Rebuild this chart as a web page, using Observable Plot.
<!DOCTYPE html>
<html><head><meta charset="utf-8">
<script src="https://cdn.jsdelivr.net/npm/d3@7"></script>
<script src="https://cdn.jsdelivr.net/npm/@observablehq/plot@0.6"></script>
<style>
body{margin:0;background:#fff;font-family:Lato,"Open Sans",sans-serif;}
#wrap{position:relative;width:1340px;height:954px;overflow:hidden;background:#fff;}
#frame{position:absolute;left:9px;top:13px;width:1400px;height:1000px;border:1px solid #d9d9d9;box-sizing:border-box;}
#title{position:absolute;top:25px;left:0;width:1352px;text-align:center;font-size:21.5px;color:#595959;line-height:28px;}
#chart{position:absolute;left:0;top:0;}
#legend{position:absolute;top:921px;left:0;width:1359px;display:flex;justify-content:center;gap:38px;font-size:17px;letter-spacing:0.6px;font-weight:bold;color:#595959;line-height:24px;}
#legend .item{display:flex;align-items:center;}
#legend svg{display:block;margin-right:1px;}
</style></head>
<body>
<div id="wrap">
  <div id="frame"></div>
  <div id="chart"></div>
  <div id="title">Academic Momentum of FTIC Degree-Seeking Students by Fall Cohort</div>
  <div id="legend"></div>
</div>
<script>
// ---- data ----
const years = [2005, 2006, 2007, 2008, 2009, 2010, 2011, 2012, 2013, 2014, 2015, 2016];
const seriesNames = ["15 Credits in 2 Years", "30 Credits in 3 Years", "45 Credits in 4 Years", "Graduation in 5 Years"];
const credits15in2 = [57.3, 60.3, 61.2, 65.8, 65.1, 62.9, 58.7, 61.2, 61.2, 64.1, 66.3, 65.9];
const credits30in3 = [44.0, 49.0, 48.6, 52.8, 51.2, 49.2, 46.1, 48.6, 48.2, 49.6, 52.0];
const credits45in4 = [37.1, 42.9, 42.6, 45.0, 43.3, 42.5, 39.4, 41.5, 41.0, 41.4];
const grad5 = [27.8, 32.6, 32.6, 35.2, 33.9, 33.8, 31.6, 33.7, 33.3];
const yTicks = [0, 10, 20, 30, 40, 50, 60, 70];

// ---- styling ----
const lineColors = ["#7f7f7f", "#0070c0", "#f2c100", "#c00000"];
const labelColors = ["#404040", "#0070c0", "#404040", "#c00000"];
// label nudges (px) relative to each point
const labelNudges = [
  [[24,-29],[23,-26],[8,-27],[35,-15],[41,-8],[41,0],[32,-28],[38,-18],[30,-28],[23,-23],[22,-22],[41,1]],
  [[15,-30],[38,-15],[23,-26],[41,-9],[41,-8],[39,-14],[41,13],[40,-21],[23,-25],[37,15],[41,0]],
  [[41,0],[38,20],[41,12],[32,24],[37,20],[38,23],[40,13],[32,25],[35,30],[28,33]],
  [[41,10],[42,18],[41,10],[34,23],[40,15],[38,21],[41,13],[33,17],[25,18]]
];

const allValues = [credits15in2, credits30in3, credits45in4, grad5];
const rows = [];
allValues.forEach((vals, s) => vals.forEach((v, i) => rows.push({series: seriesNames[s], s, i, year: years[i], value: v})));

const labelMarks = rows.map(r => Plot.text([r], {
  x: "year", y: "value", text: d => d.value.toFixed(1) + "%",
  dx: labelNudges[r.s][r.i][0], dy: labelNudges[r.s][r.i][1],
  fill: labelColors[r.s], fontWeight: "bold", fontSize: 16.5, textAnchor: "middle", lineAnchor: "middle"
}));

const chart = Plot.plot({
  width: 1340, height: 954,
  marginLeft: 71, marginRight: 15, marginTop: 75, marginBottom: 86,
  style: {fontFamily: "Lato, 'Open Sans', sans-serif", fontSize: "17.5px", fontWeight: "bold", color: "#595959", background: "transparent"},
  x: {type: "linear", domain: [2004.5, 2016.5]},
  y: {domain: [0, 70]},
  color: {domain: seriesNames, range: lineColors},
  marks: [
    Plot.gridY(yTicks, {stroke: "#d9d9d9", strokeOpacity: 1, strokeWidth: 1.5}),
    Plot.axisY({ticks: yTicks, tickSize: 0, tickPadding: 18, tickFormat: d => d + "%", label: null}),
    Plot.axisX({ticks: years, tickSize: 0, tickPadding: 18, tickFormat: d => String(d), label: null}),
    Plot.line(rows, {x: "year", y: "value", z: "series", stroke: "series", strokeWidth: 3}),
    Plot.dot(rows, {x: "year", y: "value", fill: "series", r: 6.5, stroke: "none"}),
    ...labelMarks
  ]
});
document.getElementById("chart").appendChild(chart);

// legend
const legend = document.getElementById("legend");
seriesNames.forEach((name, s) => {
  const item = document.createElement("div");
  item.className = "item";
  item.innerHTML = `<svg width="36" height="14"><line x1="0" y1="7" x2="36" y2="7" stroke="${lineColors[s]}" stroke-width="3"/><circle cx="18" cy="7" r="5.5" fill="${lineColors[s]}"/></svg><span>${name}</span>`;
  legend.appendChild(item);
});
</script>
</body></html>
---+---
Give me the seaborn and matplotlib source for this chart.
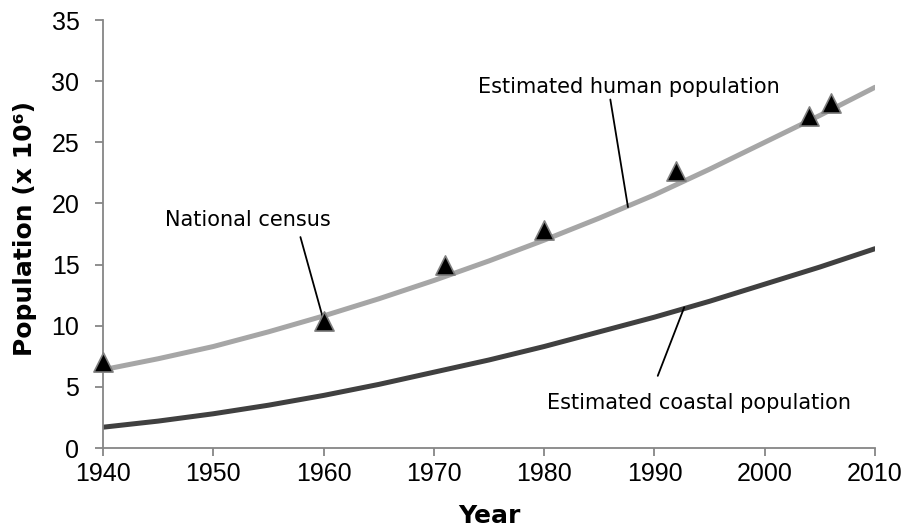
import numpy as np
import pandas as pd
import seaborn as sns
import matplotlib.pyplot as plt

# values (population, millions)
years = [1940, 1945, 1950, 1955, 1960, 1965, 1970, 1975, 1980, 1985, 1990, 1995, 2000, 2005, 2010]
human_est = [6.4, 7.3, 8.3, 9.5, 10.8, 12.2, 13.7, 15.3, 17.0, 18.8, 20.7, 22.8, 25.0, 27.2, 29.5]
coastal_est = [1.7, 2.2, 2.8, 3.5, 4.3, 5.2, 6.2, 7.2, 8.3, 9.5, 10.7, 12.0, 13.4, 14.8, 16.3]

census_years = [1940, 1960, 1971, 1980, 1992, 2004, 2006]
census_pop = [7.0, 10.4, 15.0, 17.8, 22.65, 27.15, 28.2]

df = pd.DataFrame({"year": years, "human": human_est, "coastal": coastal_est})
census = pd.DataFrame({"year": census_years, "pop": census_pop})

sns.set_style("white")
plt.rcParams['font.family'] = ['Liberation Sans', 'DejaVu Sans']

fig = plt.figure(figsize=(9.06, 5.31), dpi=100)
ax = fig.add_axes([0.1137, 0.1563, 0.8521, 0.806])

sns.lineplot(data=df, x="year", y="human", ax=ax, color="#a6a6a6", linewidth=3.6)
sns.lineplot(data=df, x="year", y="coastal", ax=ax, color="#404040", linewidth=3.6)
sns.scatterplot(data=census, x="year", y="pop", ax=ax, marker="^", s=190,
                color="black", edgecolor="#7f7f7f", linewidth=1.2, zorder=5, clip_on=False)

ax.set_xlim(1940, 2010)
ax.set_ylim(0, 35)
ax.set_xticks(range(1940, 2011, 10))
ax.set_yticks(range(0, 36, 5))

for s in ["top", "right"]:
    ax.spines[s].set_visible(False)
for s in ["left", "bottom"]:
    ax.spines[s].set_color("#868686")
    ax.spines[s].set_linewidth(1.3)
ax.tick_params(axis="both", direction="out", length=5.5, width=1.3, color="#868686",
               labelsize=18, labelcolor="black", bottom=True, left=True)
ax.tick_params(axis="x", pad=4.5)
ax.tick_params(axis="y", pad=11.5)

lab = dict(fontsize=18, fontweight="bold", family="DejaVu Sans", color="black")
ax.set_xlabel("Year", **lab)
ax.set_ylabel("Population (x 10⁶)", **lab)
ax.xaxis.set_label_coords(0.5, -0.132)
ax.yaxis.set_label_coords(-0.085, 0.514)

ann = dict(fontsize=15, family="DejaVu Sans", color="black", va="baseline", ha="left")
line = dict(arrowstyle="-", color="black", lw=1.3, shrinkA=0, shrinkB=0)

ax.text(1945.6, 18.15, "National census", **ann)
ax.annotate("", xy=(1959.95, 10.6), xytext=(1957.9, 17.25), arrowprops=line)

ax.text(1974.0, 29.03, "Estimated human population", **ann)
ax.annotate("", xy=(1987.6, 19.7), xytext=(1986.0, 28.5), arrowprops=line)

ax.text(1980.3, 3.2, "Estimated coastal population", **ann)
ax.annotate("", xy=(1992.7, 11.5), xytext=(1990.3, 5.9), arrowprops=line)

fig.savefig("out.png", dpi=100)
---+---
- What is expected:
Transcribe only the lines from the line holding "Give me the" through the line holding "import matplotlib.pyplot as plt", inclusive, without any of the pictures.

- Exercise output:
Give me the seaborn and matplotlib source for this chart.
import numpy as np
import pandas as pd
import seaborn as sns
import matplotlib.pyplot as plt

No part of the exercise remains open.